# STATED EXERCISE
Every line below that includes "with" counts toward the total. Report that total alone.

# DATASET EXCERPT
──────

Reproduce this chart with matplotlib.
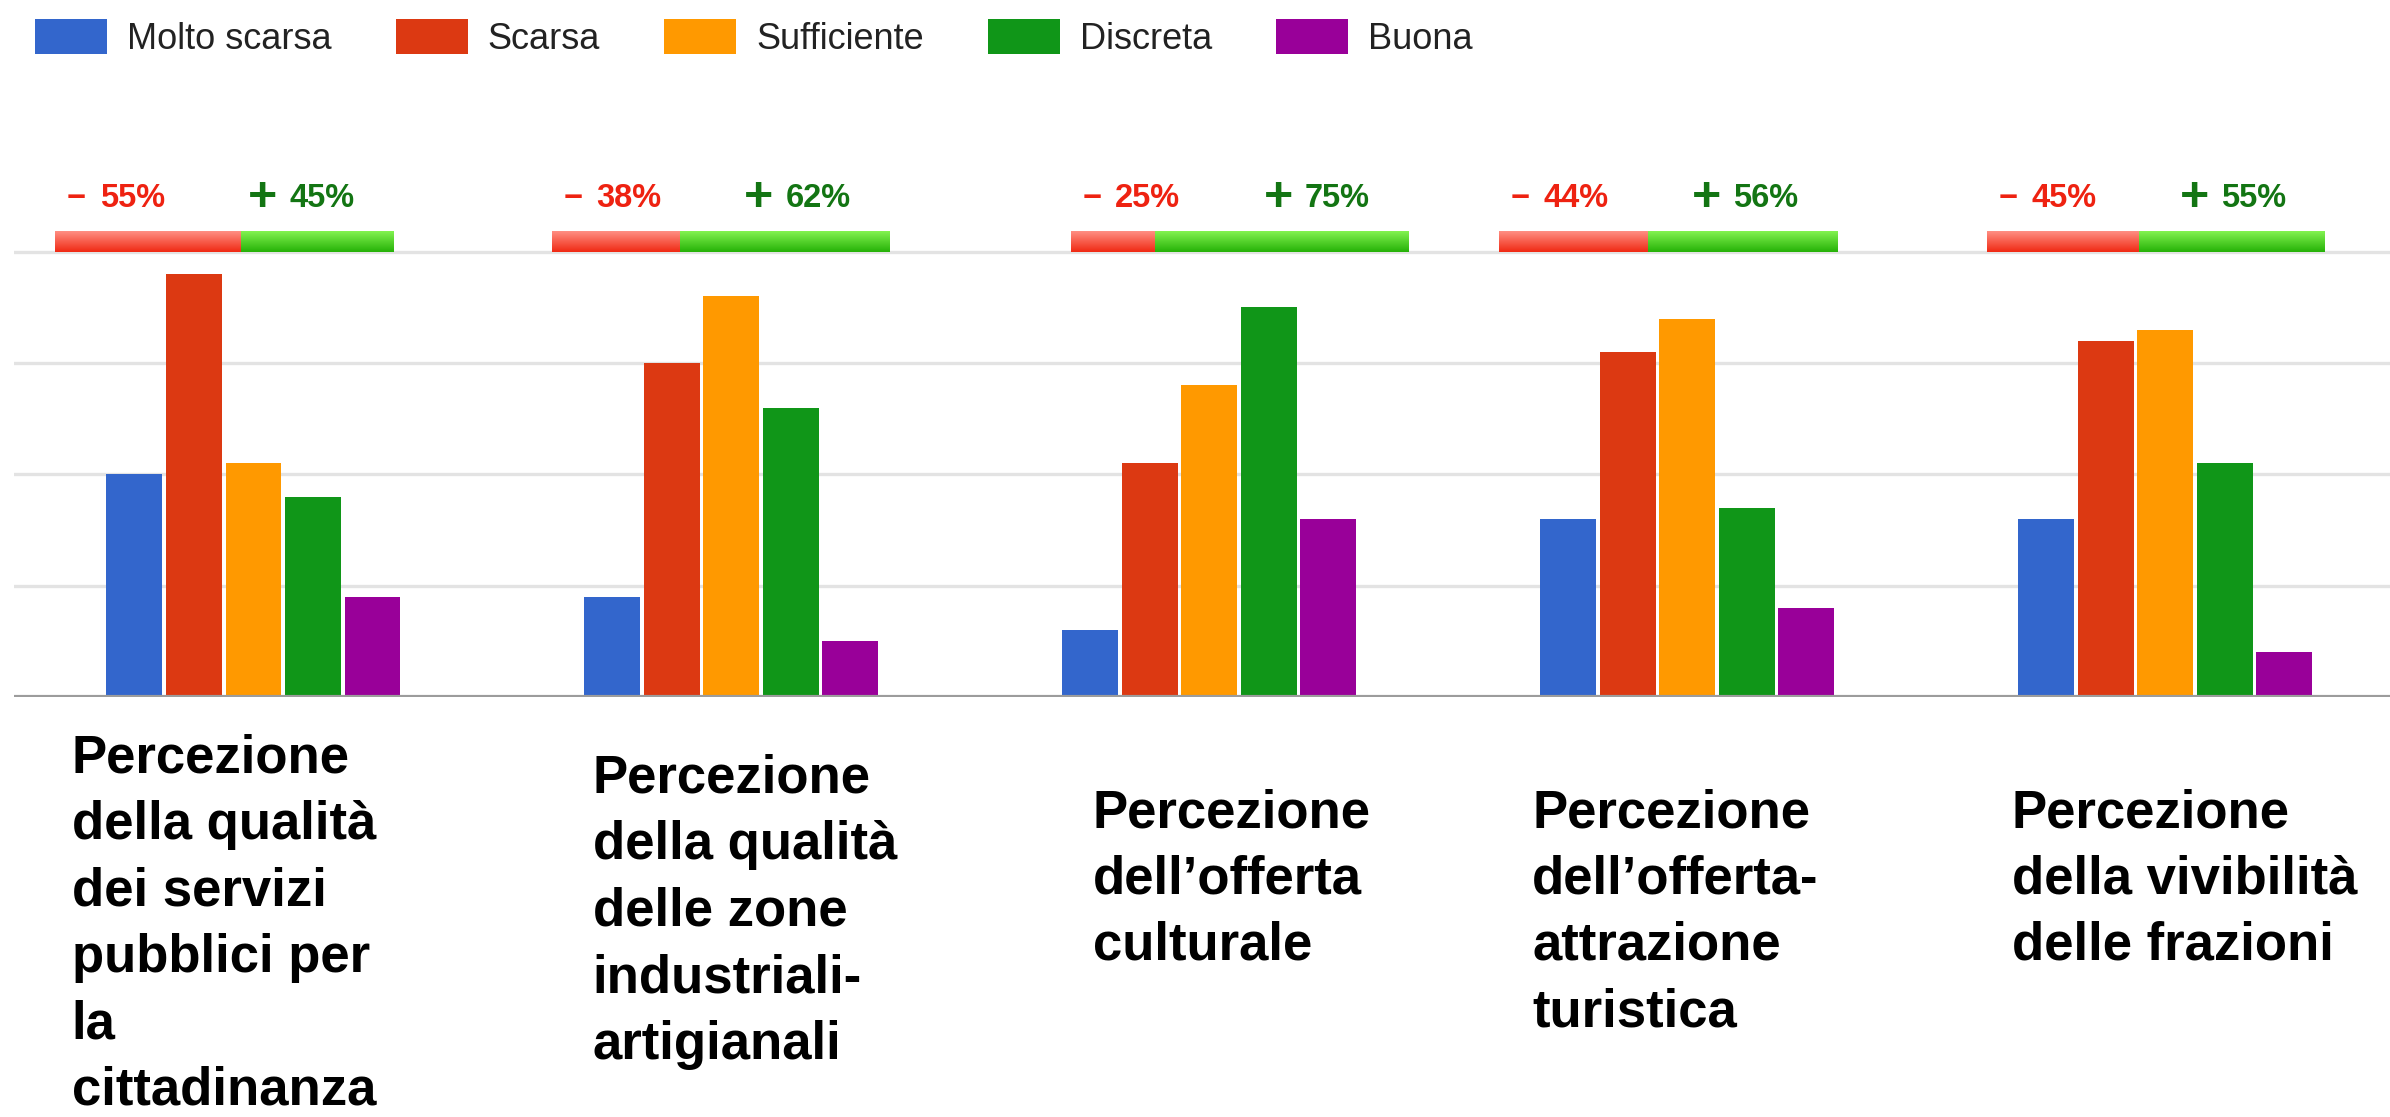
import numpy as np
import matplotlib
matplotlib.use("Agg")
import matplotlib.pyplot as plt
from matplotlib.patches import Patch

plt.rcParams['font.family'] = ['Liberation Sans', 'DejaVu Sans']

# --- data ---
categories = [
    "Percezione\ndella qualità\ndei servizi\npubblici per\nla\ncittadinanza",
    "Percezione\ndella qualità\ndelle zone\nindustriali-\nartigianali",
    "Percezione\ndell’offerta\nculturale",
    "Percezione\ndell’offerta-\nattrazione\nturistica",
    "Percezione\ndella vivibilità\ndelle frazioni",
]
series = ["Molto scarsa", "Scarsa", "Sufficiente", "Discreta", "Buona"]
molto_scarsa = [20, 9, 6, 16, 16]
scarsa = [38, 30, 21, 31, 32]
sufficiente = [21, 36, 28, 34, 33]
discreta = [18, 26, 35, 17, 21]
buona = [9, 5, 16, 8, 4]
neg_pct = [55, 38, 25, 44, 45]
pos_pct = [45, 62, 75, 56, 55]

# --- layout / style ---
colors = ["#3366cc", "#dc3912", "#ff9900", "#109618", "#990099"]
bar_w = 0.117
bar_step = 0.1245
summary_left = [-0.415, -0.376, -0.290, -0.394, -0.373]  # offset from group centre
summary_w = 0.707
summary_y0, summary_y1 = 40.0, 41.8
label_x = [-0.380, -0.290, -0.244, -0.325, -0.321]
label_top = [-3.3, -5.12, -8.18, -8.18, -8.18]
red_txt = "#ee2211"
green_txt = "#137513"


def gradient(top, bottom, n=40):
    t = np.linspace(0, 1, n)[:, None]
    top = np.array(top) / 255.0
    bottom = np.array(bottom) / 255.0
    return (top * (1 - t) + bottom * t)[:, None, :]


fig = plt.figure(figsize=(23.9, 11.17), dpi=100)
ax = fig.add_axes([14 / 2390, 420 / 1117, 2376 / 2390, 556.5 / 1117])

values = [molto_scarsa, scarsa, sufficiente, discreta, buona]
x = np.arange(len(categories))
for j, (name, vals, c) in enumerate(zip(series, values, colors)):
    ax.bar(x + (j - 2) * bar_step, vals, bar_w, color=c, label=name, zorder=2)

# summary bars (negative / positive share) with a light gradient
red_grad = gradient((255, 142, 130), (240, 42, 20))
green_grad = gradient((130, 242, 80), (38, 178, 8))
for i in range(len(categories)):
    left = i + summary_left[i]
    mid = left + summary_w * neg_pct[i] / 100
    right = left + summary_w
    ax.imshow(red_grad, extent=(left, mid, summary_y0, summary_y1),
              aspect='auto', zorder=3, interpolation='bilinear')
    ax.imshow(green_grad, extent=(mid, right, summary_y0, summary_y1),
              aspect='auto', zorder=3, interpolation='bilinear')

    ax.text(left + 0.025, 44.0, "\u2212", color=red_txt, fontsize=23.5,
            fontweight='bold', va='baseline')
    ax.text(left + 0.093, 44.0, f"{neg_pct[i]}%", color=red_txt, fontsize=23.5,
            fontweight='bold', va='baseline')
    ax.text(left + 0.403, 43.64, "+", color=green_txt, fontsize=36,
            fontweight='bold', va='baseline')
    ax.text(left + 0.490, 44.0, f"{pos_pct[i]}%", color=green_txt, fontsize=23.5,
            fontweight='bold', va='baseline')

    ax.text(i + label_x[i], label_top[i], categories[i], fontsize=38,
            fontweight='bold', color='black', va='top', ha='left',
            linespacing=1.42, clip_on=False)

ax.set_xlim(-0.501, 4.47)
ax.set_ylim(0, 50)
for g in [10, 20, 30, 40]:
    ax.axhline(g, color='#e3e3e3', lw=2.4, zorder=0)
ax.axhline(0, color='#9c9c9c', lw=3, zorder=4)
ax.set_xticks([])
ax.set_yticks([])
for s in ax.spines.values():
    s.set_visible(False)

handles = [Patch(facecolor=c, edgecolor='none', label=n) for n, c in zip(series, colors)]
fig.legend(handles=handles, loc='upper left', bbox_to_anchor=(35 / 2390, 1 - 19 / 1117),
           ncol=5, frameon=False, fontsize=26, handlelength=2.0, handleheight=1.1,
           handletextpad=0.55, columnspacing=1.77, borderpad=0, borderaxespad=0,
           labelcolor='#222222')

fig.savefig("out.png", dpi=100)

──────

# FINAL ANSWER
2